What benefits are quantified
Time savings
User time savings is usually the most significant component in the CBA of transport projects. It is quantified based on the changes in travel times that the project will generate: reduction of congestion, improvement of public transport commercial speed, reduction of access times, and it is monetized by applying the reference value of time for each type of journey and user profile.
Reduction of accidents and improvement of road safety
Interventions on the road network and active mobility infrastructure have measurable effects on accident rates.
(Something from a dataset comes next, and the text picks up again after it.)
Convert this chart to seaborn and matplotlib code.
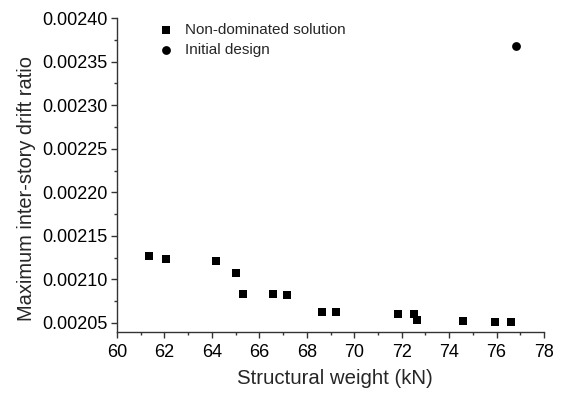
import matplotlib
matplotlib.use("Agg")
import matplotlib.pyplot as plt
import seaborn as sns
import pandas as pd
from matplotlib.ticker import MultipleLocator, FormatStrFormatter

sns.set_theme(style="ticks")
plt.rcParams['font.family'] = ['Liberation Sans', 'DejaVu Sans']

weight_nd = [61.36, 62.08, 64.16, 65.00, 65.31, 66.56, 67.18, 68.66, 69.23,
             71.85, 72.51, 72.65, 74.60, 75.94, 76.61]
drift_nd = [0.0021267, 0.0021229, 0.0021206, 0.0021068, 0.0020826, 0.0020826,
            0.0020815, 0.0020620, 0.0020620, 0.0020597, 0.0020597, 0.0020531,
            0.0020520, 0.0020510, 0.0020510]
weight_init = [76.81]
drift_init = [0.0023684]

df_nd = pd.DataFrame({"w": weight_nd, "d": drift_nd})
df_init = pd.DataFrame({"w": weight_init, "d": drift_init})

fig = plt.figure(figsize=(5.63, 3.95), dpi=100)
ax = fig.add_axes([0.2078, 0.160, 0.7585, 0.794])

sns.scatterplot(data=df_nd, x="w", y="d", marker="s", s=32, color="black",
                edgecolor="black", linewidth=0, label="Non-dominated solution", ax=ax)
sns.scatterplot(data=df_init, x="w", y="d", marker="o", s=40, color="black",
                edgecolor="black", linewidth=0, label="Initial design", ax=ax)

ax.set_xlim(60, 78)
ax.set_ylim(0.0020397, 0.0024)
ax.xaxis.set_major_locator(MultipleLocator(2))
ax.xaxis.set_minor_locator(MultipleLocator(1))
ax.yaxis.set_major_locator(MultipleLocator(0.00005))
ax.yaxis.set_minor_locator(MultipleLocator(0.000025))
ax.yaxis.set_major_formatter(FormatStrFormatter('%.5f'))

for s in ["top", "right"]:
    ax.spines[s].set_visible(False)
for s in ["left", "bottom"]:
    ax.spines[s].set_color("#333333")
    ax.spines[s].set_linewidth(1.0)

ax.tick_params(axis="both", which="major", direction="out", length=4, width=1,
               labelsize=13, colors="#333333", labelcolor="black", pad=3)
ax.tick_params(axis="x", which="major", pad=4.5)
ax.tick_params(axis="both", which="minor", direction="out", length=2.5, width=1,
               colors="#333333")

ax.set_xlabel("Structural weight (kN)", fontsize=14.7)
ax.set_ylabel("Maximum inter-story drift ratio", fontsize=14.4)
ax.xaxis.set_label_coords(0.51, -0.119)
ax.yaxis.set_label_coords(-0.19, 0.458)

leg = ax.legend(loc="upper left", bbox_to_anchor=(0.085, 1.005), frameon=False,
                fontsize=11, handletextpad=0.75, labelspacing=0.42,
                handlelength=0.9, borderaxespad=0)

fig.savefig("out.png", dpi=100)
We quantify the expected reduction in accidents and their severity, and monetize them with the reference social costs for each type of accident.
Environmental impacts and climate change
We monetize the changes in greenhouse gas emissions and atmospheric pollutants associated with the project, including the effects on air quality in low-emission zones and sensitive urban environments, by applying the carbon values and external pollution costs from European evaluation guidelines.
Public health benefits
Projects that increase active mobility: bike lanes, cycling routes, pedestrian improvements, generate quantifiable public health benefits derived from increased physical activity of the population. We apply reference calculation methodologies, such as the HEAT tool from the World Health Organization, to monetize these benefits.
Accessibility and territorial cohesion benefits
In public transport and on-demand transport projects in territories with low accessibility, we quantify the accessibility benefits for groups who currently have no alternatives to private vehicles, contributing to the territorial and social cohesion argument of the project.
Socioeconomic profitability indicators
The results of the CBA are presented through the standard indicators for public investment evaluation:
- Net Present Value (NPV): present value of all benefits minus all costs throughout the project’s useful life
- Internal Rate of Return (IRR): discount rate at which the NPV equals zero
- Benefit-Cost Ratio (BCR): ratio between the updated value of benefits and that of costs
These indicators allow for the comparison of alternative projects, prioritization of investments, and justification of decisions before governing bodies and financing organizations.